The New Energy Efficient Home Credit (IRC 45L) expired at the end of December 2016, according to the IRS website.

“So going forth in 2017, some of those energy efficiency credits may no longer be available,” Taylor said.

But the credit for solar electric property and solar water heating property is available for property placed in service through Dec. 31, 2021, according to the IRS.gov website.

The IRS is expanding the number of people receiving ID verification numbers due to identity theft.

“I’ve come across it a few times in our work,” Taylor said. “It depends on the number of returns you do and the locales, whether that identity theft has caused a major issue for individuals.

“But I do know that that’s out there.”

The Affordable Care Act penalty has expanded again. It’s a $695 charge for failure to have insurance per adult. It’s half of that for a child.

The pros and cons for filing taxes online versus going to a tax preparer is going to be cost.

There are a number of websites that will allow you to e-file your return for free, Taylor said.

“The number one negative against using that is, if using an experienced tax preparer, they may be aware of certain items in a tax wall, deductions or limitations that they will be able to provide to you when they prepare your returns that you, as an individual, may not be aware of,” Taylor said.

The issue with state income tax online programs is they have a Louisiana state module to file a state return, but they’re doing it for all 43 states that have state income taxes.

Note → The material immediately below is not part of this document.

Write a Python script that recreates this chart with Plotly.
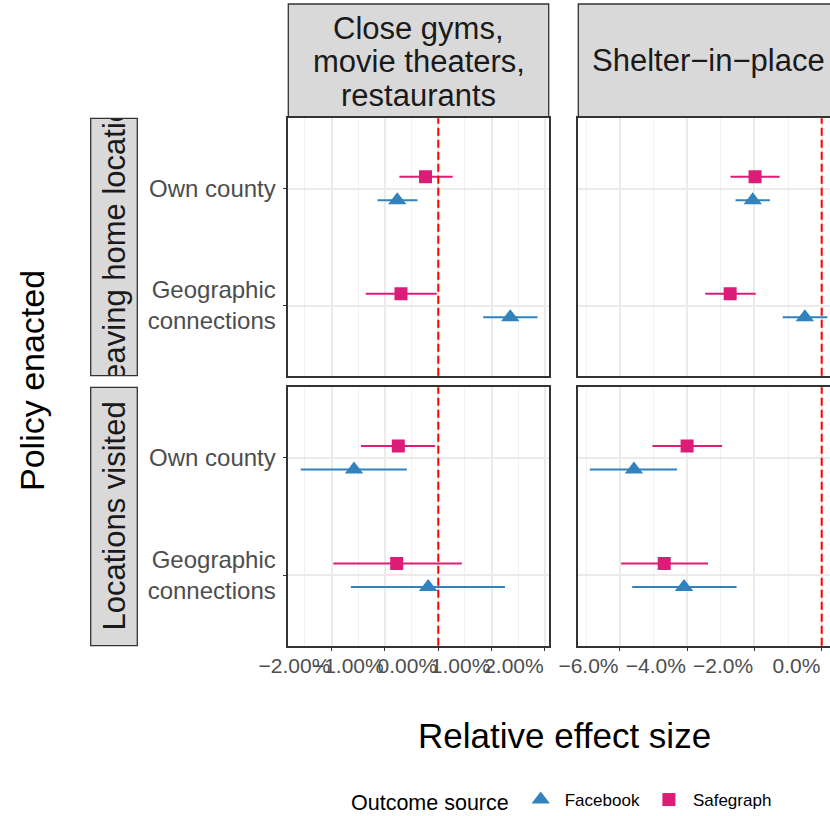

“So, they might not necessarily be up on the last minute changes that happened at the state level.”

The preparer primarily practicing in the state of Louisiana would more likely be aware of more special circumstances at the state level.

Other items afforded to you by having a paid preparer would be if your return is pulled and subjected to examination by the IRS or the state. That person, in most cases, would be available to assist you and represent you and work with you in getting through that process.

“Most reputable tax preparers are not going to leave you to your own devices and prepare your return, shake your hand, take your money and kick you out the door,” Taylor said. “And say, ‘see you next year.’

“If you run into an issue or problem, they should assist you in addressing that question or whatever it takes to help you get through that and make sure you stay in compliance.”

In case the IRS decides to conduct an audit, a best practice for record keeping is to keep returns up to seven years, although most recommend three years.

“The IRS normally can go back three years and evaluate your returns,” Taylor said. “Our practice is we tend to keep everything normally around a five- to seven-year period just to make sure we’ve gotten beyond any statutory limitations or periods like that.”

However, if a person commits tax fraud, there is no limitation.

“If they’ve determined that you’ve fraudulently reported to them to substantially understate your taxes, they pretty much have all weapons at their disposal,” Taylor said.

“And they can go as far back as they feel they need to do to ferret out that fraud.”

Taylor is a certified public accountant with Kolder, Champagne, Slaven & Co. in Morgan City.